Luego pensé en el poeta Willy McKey que, puesto en evidencia por “estupro”, optó por olvidarse de todo desde un noveno piso. Yo admiro el trabajo de McKey, recuerdo que me envió un ejemplar autografiado de su último poemario a mi lejana casa de Maracaibo. Su poesía ganó algunos premios que, días después, le retiraron, ¿ahora su trabajo no lo merecía? También recuerdo un artículo de Martín Caparrós sobre McKey en esas horas. Quise volver sobre él y conseguí el link del propio Caparrós, en su cuenta de twitter, y por más clics que hice, no pude entrar. Me pareció raro y sospeché de conspiraciones del Me Too. Caparrós dice: “Willy McKey, poeta venezolano, acusado de seducir menores, se suicidó el jueves en Buenos Aires. ¿Podemos hablar?” Una tuitera responde a quemarropa: “¿Seducir? ¿No le da vergüenza tratar de maquillar tan vilmente el abuso sexual?”
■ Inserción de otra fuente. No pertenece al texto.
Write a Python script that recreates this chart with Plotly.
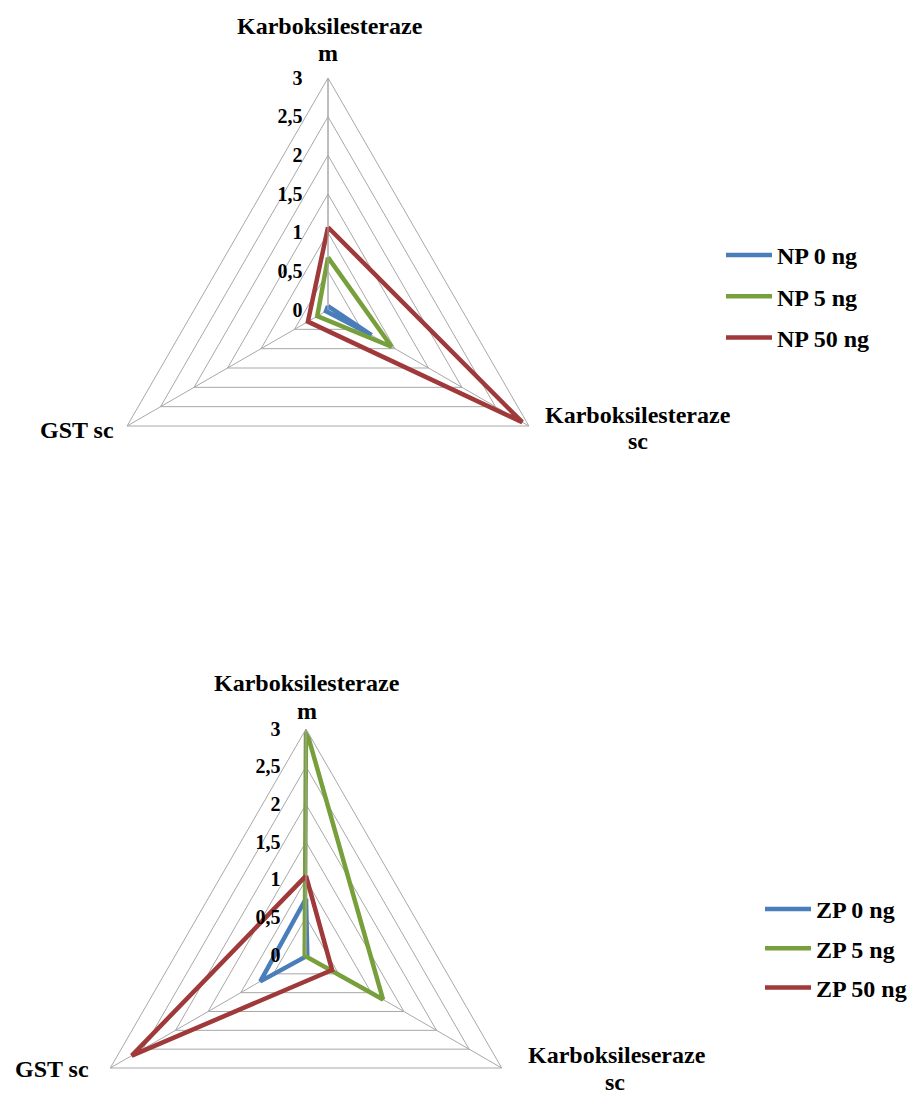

No, no podemos hablar, señor Caparrós.
Me vi abrasado por estos recordatorios al reconocer muchas preguntas, de esas que no se responden, al entrar en las “Reflexiones sobre la política de la sexualidad” de Geoffrey de Lagasnerie (El cuenco de plata, 2022). Nos habla Lagasnerie de dos mujeres: Samantha Geimer y Adèle Haenel. La primera violada por Roman Polanski en 1977, en casa de Jack Nicholson. La segunda, objeto de “caricias y comportamientos fuera de lugar” por manos del director Christophe Ruggia.
En la 45ª edición de los Premios César, antes de consumarse la decisión de los jurados, Adèle Haenel, nominada por La mujer en llamas, abrió fuegos contra la película de Polanski, El oficial y el espía, diciendo que “ensalzar a Polanski es escupir a las víctimas en la cara. Significa que no pasa nada por violar a una mujer”. Y según la web Cinemanía, Adèle Haenel se retiró de la industria del cine por “reaccionaria, racista y patriarcal”.
Lo raro, para los asiduos al coliseo romano, es que Samantha Geimer ha confesado que el vía crucis penal y periodístico, y la presión de los “grupos militantes”, como apunta Lagasnerie, le ha resultado tanto o más difícil que la violación misma. Se ha visto como instrumento de venganza colectiva, expropiada de sí misma, para convertirse en “objeto” de uso con fines mediáticos, militantes, etcétera. Y para mayor controversia, no cree que premiar a Polanski lo exculpe, o que la escupa a ella a la cara, ha separado las aguas para disgusto de los “humores fascistizantes” que marca un Lagasnerie comedido, cuidadoso, pero que deja ver la urgencia de repensar la lucha contra las violencias sexuales: “si un movimiento político se construye utilizando palabras como feminismo o víctima que excluyen mujeres autodefinidas como feministas y víctimas hace un uso inapropiado y hasta violento de esas categorías”.
No podemos izar banderas reivindicativas (igualdad, justicia) fuera de la democracia, eso es lo que señala, en mi criterio, Lagasnerie. Estas “se conquistan” en el espacio público. Pero como expresa Cansino, el poder es un espacio vacío que se ocupa simbólicamente desde el imaginario colectivo, “pues cuando la ocupación es material se convierte en una sociedad totalitaria».